The second night than was horrific. One of the guys had a very difficult process, it completely escalated when he started to hurt himself, banging his head against the floor. The whole team of the organizers were totally overwhelmed and didn’t knew what to do with him. They were just standing in front of him, screaming at him that he has to stop, then they violently grabbed him when he wanted to leave the room, throwing him back on the floor. And this was going on for hours. They only were screaming at him, being very violent in the way they spoke to him, threatening him that they will close him up in a separate room. I was so so sorry for him, he had such a difficult process and the organizers made it only worse. 

I myself was lying on my mat at one point when Miguel came and laid on top of me and started to rant because I had my arms crossed in front of my body. He accused me that my body posture implied that I was not being open to the medicine. How intrusive is this, that he was laying on top of me, his face very close to mine. It made me feel very uncomfortable. I told him very clearly that I don’t want this and sensed a lot of anger coming from him towards me. I think he realized that I was not happy with the whole situation and everything that was happening there. When I later started to speak up to help this guy who had this difficult process Miguel already slashed at me. It was clear that two fronts were formed already. 

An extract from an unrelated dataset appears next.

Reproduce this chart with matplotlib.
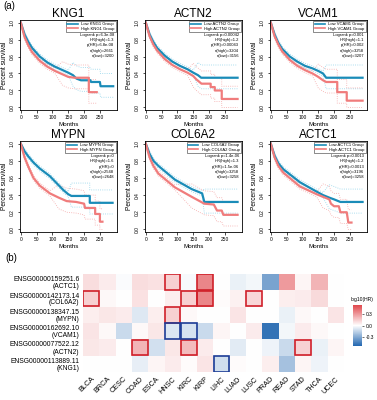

The next morning in the sharing circle Miguel immediately started to talk about something like that when one unconsciously is hiding from the medicine and is not going deep into the process, they are projecting things on the outside…. oh wow, I am shaking so much right now, incredible!… So he started to discredit me before I was able to say anything about my experience… When it then was my turn I gathered all my courage and told them that I don’t think that they had anything under control the previous night and that they shouldn’t do such retreats. I told them that I found it impossible how they were treating that guy and that this should be a warning to them to not do something like this anymore since it really was a horrific night. 

And then Miguel really started to attack me… oh shit… I really don’t understand how other people cannot see that, how terrible manipulative this guy is… there was so much anger in him… I thought the whole time “what a fucking psychopath!” with his fucking cold and stirring eyes… and then he began to attack me with such a violence… like I said, I wanted to come out of my shell and therefore had told them a lot of personal things, things I had not even told my friends… so they took everything I have told them, all the shit, my fears, they took it and used it against me… (she’s crying). This was shit. Really everything… shit… it hurt me so much… I really had gathered all my courage to tell them all these things and then they were beating it around my head… shit, sorry (still crying). Ah fuck, all this happened two and a half years ago… they said that I wasn’t able to form an opinion because of my fears… it was so discrediting. It was going on for a very long time, I didn’t understand that – Miguel was working with this Anna –  sorry, but I usually assume that us women have a solidarity for each other… she must have seen that… but she just joined him in attacking me, not as violent as Miguel, not as aggressive… how can she not see how violent he is, talking down on me… this fucking violence… why does she not see it? I don’t understand this. You are going to a ceremony and you think this is a loving space where you can open yourself up to others but then they are taking what you have told them confidentially and use it against you, to show what a shitty person you are and that you shouldn’t have an opinion on anything. I think it’s so embarrassing. 

I was fucking helpless. We discussed two hours, they didn’t stop to attack me. After two hours I wanted to leave but they wouldn’t let me go. So I was sitting back down and the continued to attack me even more. Another two hours, so four hours in the end. 

I absolutely hope that a stop will be put on Miguels activities. I am happy that I was not falling for his scam with the sex parties and so on. I really cannot imagine how someone cannot see what an incredible manipulative person and how violent he is.”